LEOP was critical to making that dream a reality, she says, especially since she is raising a young son alone. “Law school is one of those places where they throw you in the deep end and say, ‘Figure it out,’ ” she said. “Not only did LEOP keep me afloat in times when I would have definitely drowned on my own, it taught me how to navigate proficiently through the uncharted waters of my legal education.”
At UC Law SF, Mendez participated in the Startup Legal Garage and worked as a law clerk at Sideman & Bancroft. She also received the Bay Area Minority Law Student Scholarship each year. Her goal is to work in-house at a startup. “Unlike other students whose parents have graduate degrees or are professionals, we can’t turn to home for help during law school,” she said. “But we can turn to LEOP.”
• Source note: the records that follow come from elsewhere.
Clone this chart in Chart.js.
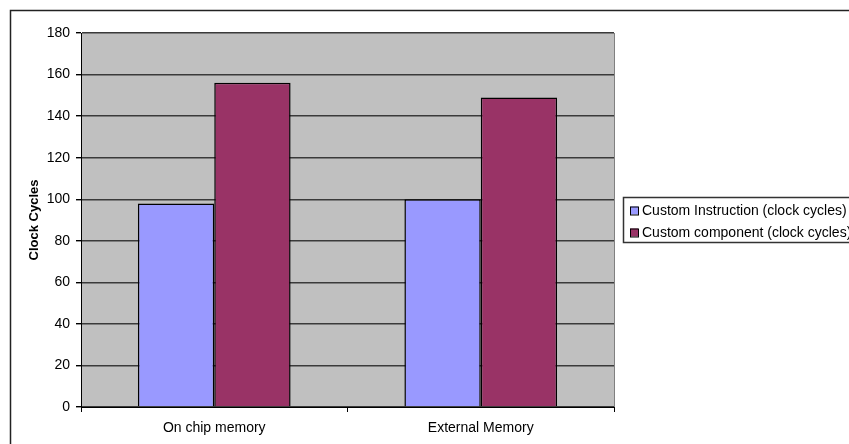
<!DOCTYPE html>
<html>
<head>
<meta charset="utf-8">
<script src="https://cdn.jsdelivr.net/npm/chart.js@4/dist/chart.umd.min.js"></script>
<style>
  html, body { margin: 0; padding: 0; background: #fff; overflow: hidden; }
  #wrap { position: relative; width: 849px; height: 444px; }
</style>
</head>
<body>
<div id="wrap"><canvas id="c" width="849" height="444"></canvas></div>
<script>
// Data
const categories = ['On chip memory', 'External Memory'];
const seriesNames = ['Custom Instruction (clock cycles)', 'Custom component (clock cycles)'];
const customInstruction = [98, 100];
const customComponent = [156, 149];
const yTickValues = [0, 20, 40, 60, 80, 100, 120, 140, 160, 180];
const yAxisTitle = 'Clock Cycles';

const seriesColors = ['#9999FF', '#993366'];
const FONT = "'Liberation Sans', Arial, sans-serif";

// Grey plot background, outer frame and plot right edge
const framePlugin = {
  id: 'frame',
  beforeDraw(chart) {
    const { ctx, chartArea: a } = chart;
    ctx.save();
    ctx.fillStyle = '#ffffff';
    ctx.fillRect(0, 0, chart.width, chart.height);
    ctx.fillStyle = '#C0C0C0';
    ctx.fillRect(a.left, a.top, a.right - a.left, a.bottom - a.top);
    ctx.restore();
  },
  afterDraw(chart) {
    const { ctx, chartArea: a } = chart;
    ctx.save();
    // plot area right edge
    ctx.strokeStyle = '#808080';
    ctx.lineWidth = 1;
    ctx.beginPath();
    ctx.moveTo(a.right + 0.5, a.top);
    ctx.lineTo(a.right + 0.5, a.bottom);
    ctx.stroke();
    // outer chart frame (top and left edges)
    ctx.strokeStyle = '#222';
    ctx.lineWidth = 1.5;
    ctx.beginPath();
    ctx.moveTo(chart.width + 5, 10.5);
    ctx.lineTo(10.5, 10.5);
    ctx.lineTo(10.5, chart.height + 5);
    ctx.stroke();
    ctx.restore();
  }
};

// Boxed legend on the right
const boxLegendPlugin = {
  id: 'boxLegend',
  afterDraw(chart) {
    const { ctx } = chart;
    const x0 = 623, y0 = 197, h = 45;
    ctx.save();
    ctx.strokeStyle = '#333';
    ctx.lineWidth = 1.5;
    ctx.strokeRect(x0 + 0.5, y0 + 0.5, chart.width + 20 - x0, h);
    ctx.font = '14px ' + FONT;
    ctx.textBaseline = 'middle';
    ctx.textAlign = 'left';
    chart.data.datasets.forEach((ds, i) => {
      const cy = 210.5 + i * 22;
      ctx.fillStyle = ds.backgroundColor;
      ctx.fillRect(630, cy - 4, 8, 8);
      ctx.strokeStyle = '#000';
      ctx.lineWidth = 1;
      ctx.strokeRect(630.5, cy - 3.5, 8, 8);
      ctx.fillStyle = '#000';
      ctx.fillText(ds.label, 642, cy + 0.5);
    });
    ctx.restore();
  }
};

new Chart(document.getElementById('c'), {
  type: 'bar',
  data: {
    labels: categories,
    datasets: [
      { label: seriesNames[0], data: customInstruction, backgroundColor: seriesColors[0],
        borderColor: '#000', borderWidth: 1.5 },
      { label: seriesNames[1], data: customComponent, backgroundColor: seriesColors[1],
        borderColor: '#000', borderWidth: 1.5 }
    ]
  },
  options: {
    responsive: false,
    animation: false,
    devicePixelRatio: 1,
    layout: { padding: { left: 0, right: 235, top: 33, bottom: 0 } },
    datasets: { bar: { categoryPercentage: 0.573, barPercentage: 1.0 } },
    plugins: { legend: { display: false }, tooltip: { enabled: false } },
    scales: {
      x: {
        afterFit(scale) { scale.height = 37; },
        grid: { offset: true, drawOnChartArea: false, color: '#000', tickLength: 5, lineWidth: 1 },
        border: { display: true, color: '#000', width: 1 },
        ticks: { color: '#000', font: { family: FONT, size: 14 }, padding: 8 }
      },
      y: {
        min: 0, max: 180,
        afterFit(scale) { scale.width = 81; },
        afterBuildTicks(scale) { scale.ticks = yTickValues.map(v => ({ value: v })); },
        grid: { color: '#3a3a3a', lineWidth: 1.4, tickLength: 5, tickColor: '#000' },
        border: { display: true, color: '#000', width: 1 },
        ticks: { color: '#000', font: { family: FONT, size: 14 }, padding: 6 },
        title: {
          display: true, text: yAxisTitle, color: '#000',
          font: { family: FONT, size: 13, weight: 'bold' },
          padding: { top: 27, bottom: 0 }
        }
      }
    }
  },
  plugins: [framePlugin, boxLegendPlugin]
});
</script>
</body>
</html>
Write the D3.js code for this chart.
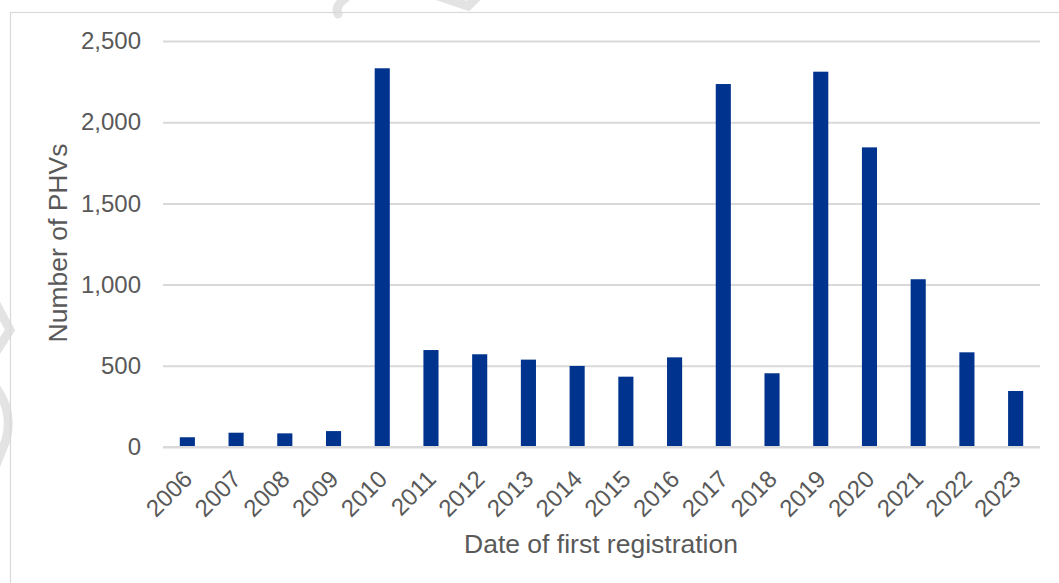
<!DOCTYPE html>
<html><head><meta charset="utf-8">
<script src="https://cdn.jsdelivr.net/npm/d3@7"></script>
<style>html,body{margin:0;padding:0;background:#fff;overflow:hidden}</style>
</head><body>
<script>
const years = ["2006","2007","2008","2009","2010","2011","2012","2013","2014","2015","2016","2017","2018","2019","2020","2021","2022","2023"];
const phvCounts = [60,88,84,98,2332,597,571,538,499,433,552,2235,454,2311,1845,1033,583,345];
const yTicks = [0,500,1000,1500,2000,2500];
const yTitle = "Number of PHVs";
const xTitle = "Date of first registration";

const W = 1059, H = 583;
const svg = d3.select("body").append("svg").attr("width", W).attr("height", H)
  .style("font-family", "'Liberation Sans', Arial, sans-serif");

// faint watermark strokes
const wm = svg.append("g").attr("fill","none").attr("stroke","#e3e3e3").attr("stroke-width",9).attr("stroke-linecap","round");
wm.append("path").attr("d","M-6,300 L10,330 L-6,355");
wm.append("path").attr("d","M-6,385 Q14,410 6,440 L-6,470");
wm.append("path").attr("d","M348,-4 Q334,6 338,14");
wm.append("path").attr("d","M432,-6 L468,6 L480,-6");

// outer border
svg.append("rect").attr("x",10.5).attr("y",12.5).attr("width",W+20).attr("height",H+20)
  .attr("fill","none").attr("stroke","#d9d9d9").attr("stroke-width",1.2);

const m = {left:163, right:1040, top:41, bottom:447};
const x = d3.scaleBand().domain(years).range([m.left, m.right]).paddingInner(0.69).paddingOuter(0.345);
const y = d3.scaleLinear().domain([0,2500]).range([m.bottom, m.top]);

// gridlines
const gy = d3.axisLeft(y).tickValues(yTicks).tickSize(-(m.right-m.left)).tickFormat("");
svg.append("g").attr("transform",`translate(${m.left},0)`).call(gy)
  .call(g=>g.select(".domain").remove())
  .call(g=>g.selectAll("line").attr("stroke","#d9d9d9").attr("stroke-width",2));

// y tick labels
const ya = d3.axisLeft(y).tickValues(yTicks).tickSize(0).tickPadding(22).tickFormat(d3.format(","));
svg.append("g").attr("transform",`translate(${m.left},0)`).call(ya)
  .call(g=>g.select(".domain").remove())
  .call(g=>g.selectAll("text").attr("fill","#595959").style("font-size","24px").style("font-family","'Liberation Sans', Arial, sans-serif"));

// bars
svg.append("g").selectAll("rect").data(phvCounts).join("rect")
  .attr("x",(d,i)=>x(years[i]))
  .attr("width",x.bandwidth())
  .attr("y",d=>y(d))
  .attr("height",d=>y(0)-y(d))
  .attr("fill","#00338D");

// x axis
const xa = d3.axisBottom(x).tickSize(0).tickPadding(0);
svg.append("g").attr("transform",`translate(0,${m.bottom})`).call(xa)
  .call(g=>g.select(".domain").remove())
  .call(g=>g.selectAll("text")
     .attr("fill","#595959").style("font-size","24px").style("font-family","'Liberation Sans', Arial, sans-serif")
     .attr("text-anchor","end").attr("dy",null).attr("y",0)
     .attr("transform","translate(-6,21) rotate(-45)")
     .attr("dominant-baseline","hanging"));

// baseline
svg.append("line").attr("x1",m.left).attr("x2",m.right).attr("y1",y(0)).attr("y2",y(0))
  .attr("stroke","#d9d9d9").attr("stroke-width",2);

// titles
svg.append("text").attr("x",(m.left+m.right)/2 - 0.5).attr("y",553).attr("text-anchor","middle")
  .attr("fill","#595959").style("font-size","26.5px").text(xTitle);
svg.append("text").attr("transform","translate(67,243) rotate(-90)").attr("text-anchor","middle")
  .attr("fill","#595959").style("font-size","26.5px").text(yTitle);
</script>
</body></html>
Ensuring Diversity in the Law
McGriff has plans to make LEOP even more robust through new initiatives. She plans to fortify partnerships with faculty, expand bar preparation opportunities, launch a mock interview program, add a programmatic component to address students’ executive functioning skills, and strengthen social bonds through interclass mentoring and social events. She also wants to find new ways to support students beyond academics by teaching them what she calls “corridor competence” and helping them understand the “written and unwritten rules” of the working world. Above all, she wants them to thrive because these students are uniquely positioned to address disparities in the legal profession.
“America’s population is diverse, and it needs representation from a diverse group of people who care about their concerns and can change the trajectory of underserved communities or influence policy,” McGriff said. “LEOP helps these bright students become all they’re meant to be.”